--- begin STORED DATA ---
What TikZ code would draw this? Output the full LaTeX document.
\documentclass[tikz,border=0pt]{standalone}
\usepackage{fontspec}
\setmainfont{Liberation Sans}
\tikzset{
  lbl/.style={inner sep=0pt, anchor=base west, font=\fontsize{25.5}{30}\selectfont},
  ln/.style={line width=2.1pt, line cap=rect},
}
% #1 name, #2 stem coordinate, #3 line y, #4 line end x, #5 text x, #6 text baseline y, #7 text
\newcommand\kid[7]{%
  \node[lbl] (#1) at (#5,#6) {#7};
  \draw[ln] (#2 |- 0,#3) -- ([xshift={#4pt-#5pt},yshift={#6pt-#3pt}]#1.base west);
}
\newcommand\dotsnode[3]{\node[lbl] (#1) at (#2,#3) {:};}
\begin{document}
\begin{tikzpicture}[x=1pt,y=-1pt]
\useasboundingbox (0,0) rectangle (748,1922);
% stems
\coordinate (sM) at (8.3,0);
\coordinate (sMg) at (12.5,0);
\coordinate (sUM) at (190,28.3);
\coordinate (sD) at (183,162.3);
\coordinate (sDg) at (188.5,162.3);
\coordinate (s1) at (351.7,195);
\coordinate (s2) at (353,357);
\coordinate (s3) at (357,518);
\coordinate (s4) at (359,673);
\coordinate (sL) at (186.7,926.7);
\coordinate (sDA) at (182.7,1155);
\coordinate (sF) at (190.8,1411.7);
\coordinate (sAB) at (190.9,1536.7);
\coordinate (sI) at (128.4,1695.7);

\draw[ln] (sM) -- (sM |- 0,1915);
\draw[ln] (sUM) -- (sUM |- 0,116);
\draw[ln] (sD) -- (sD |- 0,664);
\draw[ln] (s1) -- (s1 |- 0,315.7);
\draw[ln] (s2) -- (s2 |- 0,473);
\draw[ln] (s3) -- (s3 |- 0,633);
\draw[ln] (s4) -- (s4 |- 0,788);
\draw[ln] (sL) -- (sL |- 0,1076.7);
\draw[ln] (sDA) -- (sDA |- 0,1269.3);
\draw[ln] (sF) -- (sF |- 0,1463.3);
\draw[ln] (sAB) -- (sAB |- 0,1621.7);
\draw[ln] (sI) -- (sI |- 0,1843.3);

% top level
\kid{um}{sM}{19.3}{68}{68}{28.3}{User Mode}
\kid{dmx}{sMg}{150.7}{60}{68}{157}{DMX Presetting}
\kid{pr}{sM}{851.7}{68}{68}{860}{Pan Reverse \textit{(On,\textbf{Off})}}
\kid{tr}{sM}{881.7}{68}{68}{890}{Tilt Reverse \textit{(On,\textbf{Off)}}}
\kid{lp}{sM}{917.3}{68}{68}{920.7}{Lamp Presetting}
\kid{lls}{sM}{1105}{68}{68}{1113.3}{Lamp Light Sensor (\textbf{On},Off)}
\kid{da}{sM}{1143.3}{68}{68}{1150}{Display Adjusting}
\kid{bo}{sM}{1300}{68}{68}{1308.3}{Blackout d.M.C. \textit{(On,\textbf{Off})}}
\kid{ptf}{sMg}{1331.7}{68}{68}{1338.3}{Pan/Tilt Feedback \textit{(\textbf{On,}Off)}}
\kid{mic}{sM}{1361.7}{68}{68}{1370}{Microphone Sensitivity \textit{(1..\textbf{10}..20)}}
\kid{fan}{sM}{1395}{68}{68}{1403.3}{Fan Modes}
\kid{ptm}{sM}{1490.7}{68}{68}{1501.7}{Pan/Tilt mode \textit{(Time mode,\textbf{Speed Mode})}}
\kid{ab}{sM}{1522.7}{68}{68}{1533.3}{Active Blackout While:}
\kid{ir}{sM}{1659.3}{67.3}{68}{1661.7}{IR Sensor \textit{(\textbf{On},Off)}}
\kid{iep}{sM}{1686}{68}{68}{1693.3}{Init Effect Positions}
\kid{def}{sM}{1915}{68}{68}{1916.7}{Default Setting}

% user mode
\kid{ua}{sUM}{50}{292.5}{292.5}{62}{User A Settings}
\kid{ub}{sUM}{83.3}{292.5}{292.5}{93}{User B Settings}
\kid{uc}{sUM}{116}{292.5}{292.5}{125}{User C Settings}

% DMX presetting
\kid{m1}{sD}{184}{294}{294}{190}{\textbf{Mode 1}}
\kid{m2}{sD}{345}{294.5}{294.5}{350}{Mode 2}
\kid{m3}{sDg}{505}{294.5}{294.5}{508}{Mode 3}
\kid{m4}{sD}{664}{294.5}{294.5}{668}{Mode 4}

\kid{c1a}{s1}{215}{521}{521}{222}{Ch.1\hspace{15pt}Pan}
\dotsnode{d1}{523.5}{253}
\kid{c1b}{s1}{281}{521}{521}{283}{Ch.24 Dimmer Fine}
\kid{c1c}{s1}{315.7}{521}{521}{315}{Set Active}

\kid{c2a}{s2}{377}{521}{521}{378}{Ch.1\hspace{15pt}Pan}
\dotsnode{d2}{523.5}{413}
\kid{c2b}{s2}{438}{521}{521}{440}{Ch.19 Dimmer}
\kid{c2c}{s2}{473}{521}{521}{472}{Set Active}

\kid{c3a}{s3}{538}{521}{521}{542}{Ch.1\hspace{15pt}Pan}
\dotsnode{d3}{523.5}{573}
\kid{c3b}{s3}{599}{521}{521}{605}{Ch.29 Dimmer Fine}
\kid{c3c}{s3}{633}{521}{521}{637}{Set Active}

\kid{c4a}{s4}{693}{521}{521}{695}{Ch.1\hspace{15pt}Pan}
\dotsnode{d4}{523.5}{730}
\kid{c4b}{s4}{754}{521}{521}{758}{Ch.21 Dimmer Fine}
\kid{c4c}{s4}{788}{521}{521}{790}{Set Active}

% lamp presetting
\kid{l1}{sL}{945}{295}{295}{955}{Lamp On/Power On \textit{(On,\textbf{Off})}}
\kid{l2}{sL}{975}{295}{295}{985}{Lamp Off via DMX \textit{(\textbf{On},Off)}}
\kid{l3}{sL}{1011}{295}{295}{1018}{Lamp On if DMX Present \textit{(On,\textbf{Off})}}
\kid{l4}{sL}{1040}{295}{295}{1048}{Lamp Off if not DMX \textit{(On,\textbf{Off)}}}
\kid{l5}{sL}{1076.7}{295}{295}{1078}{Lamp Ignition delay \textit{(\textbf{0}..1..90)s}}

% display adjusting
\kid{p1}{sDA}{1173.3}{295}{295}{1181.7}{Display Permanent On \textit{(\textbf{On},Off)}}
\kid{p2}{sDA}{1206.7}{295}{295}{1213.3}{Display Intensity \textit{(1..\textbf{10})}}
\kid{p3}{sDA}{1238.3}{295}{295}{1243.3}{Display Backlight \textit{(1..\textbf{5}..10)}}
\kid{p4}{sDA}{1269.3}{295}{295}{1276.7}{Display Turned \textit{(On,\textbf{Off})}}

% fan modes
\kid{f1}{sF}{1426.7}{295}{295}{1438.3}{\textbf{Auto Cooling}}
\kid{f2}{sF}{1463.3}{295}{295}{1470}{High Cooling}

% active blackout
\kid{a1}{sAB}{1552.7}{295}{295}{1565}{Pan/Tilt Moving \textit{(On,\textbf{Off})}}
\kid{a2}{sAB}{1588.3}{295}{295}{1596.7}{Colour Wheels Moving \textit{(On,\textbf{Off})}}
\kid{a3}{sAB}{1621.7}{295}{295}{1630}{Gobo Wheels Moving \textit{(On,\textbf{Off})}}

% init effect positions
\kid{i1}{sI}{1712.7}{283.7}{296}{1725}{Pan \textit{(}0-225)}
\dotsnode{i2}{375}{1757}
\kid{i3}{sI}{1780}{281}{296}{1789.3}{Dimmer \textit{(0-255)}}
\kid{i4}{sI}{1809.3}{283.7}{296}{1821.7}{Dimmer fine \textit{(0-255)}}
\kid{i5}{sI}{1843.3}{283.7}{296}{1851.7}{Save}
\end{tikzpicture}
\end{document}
--- end STORED DATA ---
Copy out the listing above, line by line and exactly, from its first line to the line holding "(sI |- 0,1843.3);", inclusive.

What TikZ code would draw this? Output the full LaTeX document.
\documentclass[tikz,border=0pt]{standalone}
\usepackage{fontspec}
\setmainfont{Liberation Sans}
\tikzset{
  lbl/.style={inner sep=0pt, anchor=base west, font=\fontsize{25.5}{30}\selectfont},
  ln/.style={line width=2.1pt, line cap=rect},
}
% #1 name, #2 stem coordinate, #3 line y, #4 line end x, #5 text x, #6 text baseline y, #7 text
\newcommand\kid[7]{%
  \node[lbl] (#1) at (#5,#6) {#7};
  \draw[ln] (#2 |- 0,#3) -- ([xshift={#4pt-#5pt},yshift={#6pt-#3pt}]#1.base west);
}
\newcommand\dotsnode[3]{\node[lbl] (#1) at (#2,#3) {:};}
\begin{document}
\begin{tikzpicture}[x=1pt,y=-1pt]
\useasboundingbox (0,0) rectangle (748,1922);
% stems
\coordinate (sM) at (8.3,0);
\coordinate (sMg) at (12.5,0);
\coordinate (sUM) at (190,28.3);
\coordinate (sD) at (183,162.3);
\coordinate (sDg) at (188.5,162.3);
\coordinate (s1) at (351.7,195);
\coordinate (s2) at (353,357);
\coordinate (s3) at (357,518);
\coordinate (s4) at (359,673);
\coordinate (sL) at (186.7,926.7);
\coordinate (sDA) at (182.7,1155);
\coordinate (sF) at (190.8,1411.7);
\coordinate (sAB) at (190.9,1536.7);
\coordinate (sI) at (128.4,1695.7);

\draw[ln] (sM) -- (sM |- 0,1915);
\draw[ln] (sUM) -- (sUM |- 0,116);
\draw[ln] (sD) -- (sD |- 0,664);
\draw[ln] (s1) -- (s1 |- 0,315.7);
\draw[ln] (s2) -- (s2 |- 0,473);
\draw[ln] (s3) -- (s3 |- 0,633);
\draw[ln] (s4) -- (s4 |- 0,788);
\draw[ln] (sL) -- (sL |- 0,1076.7);
\draw[ln] (sDA) -- (sDA |- 0,1269.3);
\draw[ln] (sF) -- (sF |- 0,1463.3);
\draw[ln] (sAB) -- (sAB |- 0,1621.7);
\draw[ln] (sI) -- (sI |- 0,1843.3);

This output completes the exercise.